I like a clean edge to our mulch beds of shrubbery. There are all kinds of ways to keep a tidy edge that we have used over the years. On a few of my flower beds we have used brick edging. These were left over bricks from the building of our home and its additions. I love the look of brick in the garden as it has an organic way of blending in with the environment. The mulch beds of shrubbery is different though. As the shrubs grow the mulched beds need to increase in width.
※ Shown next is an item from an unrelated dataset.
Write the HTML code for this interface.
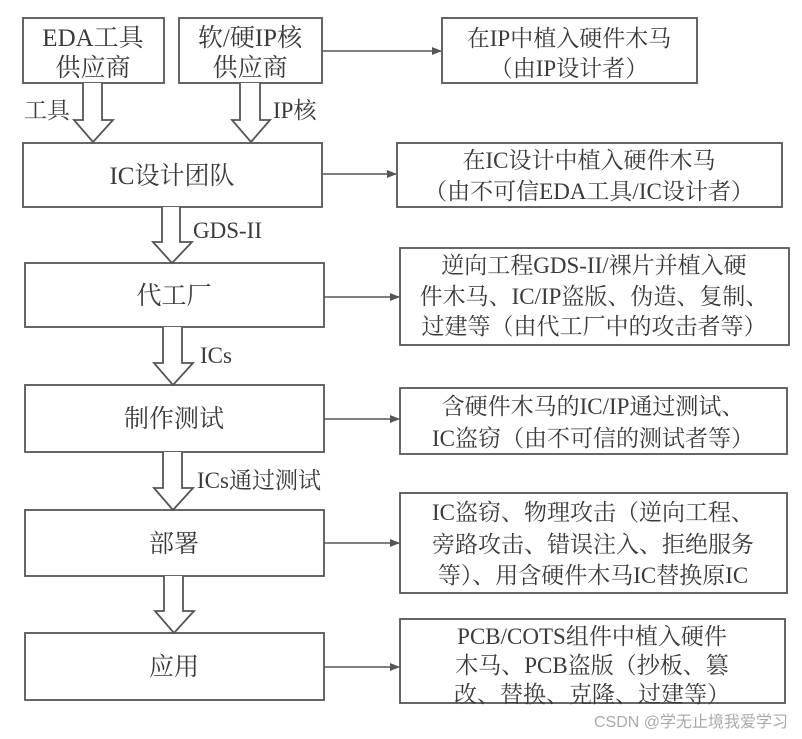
<!DOCTYPE html>
<html><head><meta charset="utf-8"><style>
html,body{margin:0;padding:0;background:#fff}
svg{display:block}
text{font-family:"Liberation Serif","Noto Serif CJK SC",serif;fill:#3a3a3a}
</style></head><body>
<svg width="802" height="739" viewBox="0 0 802 739" xmlns="http://www.w3.org/2000/svg">
<defs><marker id="ah" markerWidth="10" markerHeight="8" refX="9" refY="4" orient="auto" markerUnits="userSpaceOnUse"><path d="M0,0 L10,4 L0,8 Z" fill="#555"/></marker></defs>
<g fill="none" stroke="#555" stroke-width="1.8">
<rect x="23" y="18" width="141" height="65"/>
<rect x="179" y="18" width="143" height="65"/>
<rect x="442" y="18" width="255" height="65"/>
<rect x="23" y="143" width="299" height="64"/>
<rect x="397" y="143" width="385" height="64"/>
<rect x="25" y="263" width="299" height="64"/>
<rect x="400" y="248" width="389" height="97"/>
<rect x="25" y="385" width="299" height="67"/>
<rect x="400" y="388" width="387" height="66"/>
<rect x="25" y="510" width="299" height="66"/>
<rect x="400" y="493" width="387" height="100"/>
<rect x="25" y="633" width="299" height="67"/>
<rect x="400" y="619" width="385" height="84"/>
</g>
<g fill="#fff" stroke="#555" stroke-width="1.8">
<path d="M83,83 V120 H74 L93,142 L113,120 H102 V83"/>
<path d="M240,83 V120 H232 L251,142 L270,120 H260 V83"/>
<path d="M162,207 V242 H153 L172,263 L192,242 H180 V207"/>
<path d="M163,327 V363 H154 L173,385 L193,363 H182 V327"/>
<path d="M163,452 V488 H154 L173,510 L193,488 H182 V452"/>
<path d="M164,576 V611 H155 L174,633 L194,611 H183 V576"/>
</g>
<g stroke="#555" stroke-width="1.6" marker-end="url(#ah)">
<line x1="322" y1="51" x2="441" y2="51"/>
<line x1="322" y1="174" x2="396" y2="174"/>
<line x1="324" y1="297" x2="399" y2="297"/>
<line x1="324" y1="419" x2="399" y2="419"/>
<line x1="324" y1="543" x2="399" y2="543"/>
<line x1="324" y1="667" x2="399" y2="667"/>
</g>
<g font-size="25" text-anchor="middle">
<text x="93" y="46">EDA工具</text><text x="93" y="76">供应商</text>
<text x="250" y="46">软/硬IP核</text><text x="250" y="76">供应商</text>
<text x="172" y="184">IC设计团队</text>
<text x="174" y="304">代工厂</text>
<text x="174" y="427">制作测试</text>
<text x="174" y="552">部署</text>
<text x="174" y="675">应用</text>
</g>
<g font-size="23">
<text x="24" y="118">工具</text>
<text x="273" y="118">IP核</text>
<text x="193" y="238">GDS-II</text>
<text x="200" y="363">ICs</text>
<text x="197" y="488">ICs通过测试</text>
</g>
<g font-size="23" text-anchor="middle">
<text x="569" y="46">在IP中植入硬件木马</text><text x="569" y="76">（由IP设计者）</text>
<text x="589" y="168">在IC设计中植入硬件木马</text><text x="589" y="199">（由不可信EDA工具/IC设计者）</text>
<text x="594" y="273">逆向工程GDS-II/裸片并植入硬</text><text x="594" y="304">件木马、IC/IP盗版、伪造、复制、</text><text x="594" y="334">过建等（由代工厂中的攻击者等）</text>
<text x="593" y="414">含硬件木马的IC/IP通过测试、</text><text x="593" y="446">IC盗窃（由不可信的测试者等）</text>
<text x="593" y="520">IC盗窃、物理攻击（逆向工程、</text><text x="593" y="552">旁路攻击、错误注入、拒绝服务</text><text x="593" y="583">等）、用含硬件木马IC替换原IC</text>
<text x="592" y="644">PCB/COTS组件中植入硬件</text><text x="592" y="673">木马、PCB盗版（抄板、篡</text><text x="592" y="702">改、替换、克隆、过建等）</text>
</g>
<text x="788" y="727" font-size="16" text-anchor="end" style="font-family:'Liberation Sans','Noto Sans CJK SC',sans-serif;fill:#aaa">CSDN @学无止境我爱学习</text>
</svg>
</body></html>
I've used a half moon edger for years now to get this task done. It's not too difficult and gives a pleasing edge to our beds. If you are lucky enough to have had recent rains, the job goes with ease. If not more muscle needs to be applied to the process. Grayden and I share the work duty as we edge along the beds. Ideally this bed should have been edged and mulched this past spring. That didn't happen so we are doing the work now.
— Rudyard Kipling
Gardens are not made by singing 'Oh, how beautiful,' and sitting in the shade.
— Rudyard Kipling
We are a little behind because of the heat and humidity that we have even into September. Also while cleaning a neighbor's fence of vines and such, I must have gotten into some poison ivy or poison sumac or poison oak. I'm very familiar with these vines and did not see any evidence of them growing along the fence. I've had to go on three medications to clear this mess up. If you love gardening this will probably happen to you. 85% of us are allergic to these vines. And the other 15% can become allergic at any time. So be careful, my friends. I read recently to get the urushiol oil off of your skin is to scrub your body with Dawn dish washing liquid. It seems kind of harsh, but the rash is harsher! The urushiol is a laquer like substance that exudes from the vines that is quite difficult to remove. If you don't remove it you will have this oil spread over places you never thought you touched. You should also make sure you launder your clothing and clean your tools. This is all to do if you know you've been exposed. Since my experience, I have been at least washing up to my elbows in Dawn.
My doctor looked at me as he was accessing my problem and said, "Don't you know that is a job husbands should be doing and not you"? I told him I love working in the garden and I can't imagine sending him out to do this chore alone. If you love gardening you know what I'm talking about.
Our next job will be transplanting some acuba and some hydrangea that would like to live somewhere else. Plants will teach us where they like to be if we pay attention.